19. The medium according to claim 16, wherein the instructions causing the processor to identify the category of the first multimedia content based on the prompt comprises the instructions causing the processor to:

input the prompt and the first multimedia content into a second identifying model, wherein a training sample set of the second identifying model comprises an image-text sample pair, and text information in the image-text sample pair is determined based on an image description of a corresponding image;

acquire an identification result corresponding to the first multimedia content output by the second identifying model; and

combine the first multimedia content with the identification results corresponding to the first identifying model and the second identifying model respectively, to determine the category of the first multimedia content.

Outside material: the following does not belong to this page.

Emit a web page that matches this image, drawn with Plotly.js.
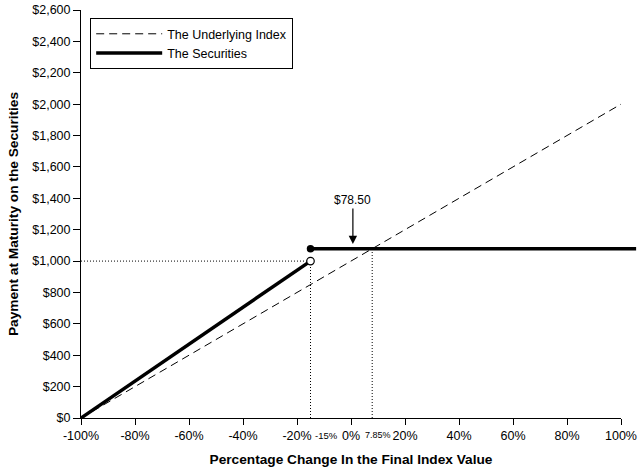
<!DOCTYPE html>
<html>
<head>
<meta charset="utf-8">
<script src="https://cdn.plot.ly/plotly-3.0.1.min.js"></script>
<style>
  html, body { margin: 0; padding: 0; background: #fff; }
  #chart { width: 644px; height: 467px; }
</style>
</head>
<body>
<div id="chart"></div>
<script>
// percentage change in the final index value
const indexX = [-100, 100]
const indexY = [0, 2000]

// securities payoff: leveraged downside below the buffer, flat above it
const downX = [-100, -15]
const downY = [0, 1000]
const flatX = [-15, 100]
const flatY = [1078.5, 1078.5]

const bufferLevel = -15
const capLevel = 7.85
const capPayment = 1078.5

const xTicks = [-100, -80, -60, -40, -20, 0, 20, 40, 60, 80, 100]
const xTickText = ['-100%', '-80%', '-60%', '-40%', '-20%', '0%', '20%', '40%', '60%', '80%', '100%']
const yTicks = [0, 200, 400, 600, 800, 1000, 1200, 1400, 1600, 1800, 2000, 2200, 2400, 2600]
const yTickText = ['$0', '$200', '$400', '$600', '$800', '$1,000', '$1,200', '$1,400', '$1,600',
  '$1,800', '$2,000', '$2,200', '$2,400', '$2,600']

const font = 'Liberation Sans, Arial, sans-serif'
const dotted = { color: '#000', width: 1, dash: '1px,2px' }

const traces = [
  {
    x: [-100, bufferLevel], y: [1000, 1000],
    mode: 'lines', line: dotted, showlegend: false, hoverinfo: 'none'
  },
  {
    x: [bufferLevel, bufferLevel], y: [0, 1000],
    mode: 'lines', line: dotted, showlegend: false, hoverinfo: 'none'
  },
  {
    x: [capLevel, capLevel], y: [0, capPayment],
    mode: 'lines', line: dotted, showlegend: false, hoverinfo: 'none'
  },
  {
    x: indexX, y: indexY, name: 'The Underlying Index',
    mode: 'lines', line: { color: '#000', width: 1, dash: '8px,5px' },
    hoverinfo: 'none'
  },
  {
    x: downX, y: downY, name: 'The Securities',
    mode: 'lines', line: { color: '#000', width: 3.5 },
    hoverinfo: 'none'
  },
  {
    x: flatX, y: flatY,
    mode: 'lines', line: { color: '#000', width: 3.5 },
    showlegend: false, hoverinfo: 'none'
  },
  {
    x: [bufferLevel], y: [flatY[0]],
    mode: 'markers', marker: { color: '#000', size: 7.5 },
    showlegend: false, hoverinfo: 'none', cliponaxis: false
  },
  {
    x: [bufferLevel], y: [downY[1]],
    mode: 'markers', marker: { color: '#fff', size: 7.5, line: { color: '#000', width: 1.2 } },
    showlegend: false, hoverinfo: 'none', cliponaxis: false
  }
]

const layout = {
  width: 644,
  height: 467,
  margin: { l: 81, r: 23, t: 10, b: 49 },
  paper_bgcolor: '#fff',
  plot_bgcolor: '#fff',
  font: { family: font, size: 12, color: '#000' },
  showlegend: true,
  legend: {
    x: 0.017, y: 0.98, xanchor: 'left', yanchor: 'top',
    bordercolor: '#000', borderwidth: 1, bgcolor: '#fff',
    font: { family: font, size: 12.5, color: '#000' },
    itemwidth: 66, tracegroupgap: 0
  },
  xaxis: {
    range: [-100, 100],
    tickvals: xTicks, ticktext: xTickText,
    ticks: 'outside', ticklen: 6, tickcolor: '#000',
    showline: true, linecolor: '#000', linewidth: 1,
    showgrid: false, zeroline: false,
    tickfont: { family: font, size: 12.5, color: '#000' },
    title: { text: 'Percentage Change In the Final Index Value', font: { family: font, size: 13.7, color: '#000', weight: 'bold' }, standoff: 12 }
  },
  yaxis: {
    range: [0, 2600],
    tickvals: yTicks, ticktext: yTickText,
    ticks: 'outside', ticklen: 7, tickcolor: '#000',
    showline: true, linecolor: '#000', linewidth: 1,
    showgrid: false, zeroline: false,
    tickfont: { family: font, size: 12.5, color: '#000' },
    title: { text: 'Payment at Maturity on the Securities', font: { family: font, size: 13.7, color: '#000', weight: 'bold' }, standoff: 10 }
  },
  shapes: [
    {
      // the securities line runs a little past the end of the axis
      type: 'line', xref: 'paper', yref: 'y',
      x0: 1, x1: 1.028, y0: flatY[1], y1: flatY[1],
      line: { color: '#000', width: 3.5 }
    }
  ],
  annotations: [
    {
      x: bufferLevel, y: 0, xref: 'x', yref: 'paper', xanchor: 'left', yanchor: 'top',
      xshift: 2, yshift: -10,
      text: '-15%', showarrow: false, font: { family: font, size: 9.5, color: '#000' }
    },
    {
      x: capLevel, y: 0, xref: 'x', yref: 'paper', yanchor: 'top',
      xshift: 6, yshift: -10,
      text: '7.85%', showarrow: false, font: { family: font, size: 9, color: '#000' }
    },
    {
      x: 0.7, y: capPayment + 30, xref: 'x', yref: 'y',
      text: '$78.50', showarrow: true, arrowhead: 2, arrowsize: 1.4, arrowwidth: 1.2,
      arrowcolor: '#000', ax: 0, ay: -44,
      font: { family: font, size: 12, color: '#000' }
    }
  ]
}

Plotly.newPlot('chart', traces, layout, { displayModeBar: false, staticPlot: true })
</script>
</body>
</html>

20. The medium according to claim 16, wherein the multimedia content to be classified comprises a video; and after acquiring the identification result corresponding to the multimedia content to be classified output by the first identifying model, the processor is further caused to:

for each video frame included in the video, determine a target confidence degree based on the object category confidence degree corresponding to the target object at each position in the video frame; and

determine a second video frame whose target confidence degree meets a second preset condition, and determining a category of the second video frame based on the category of the target object in the second video frame.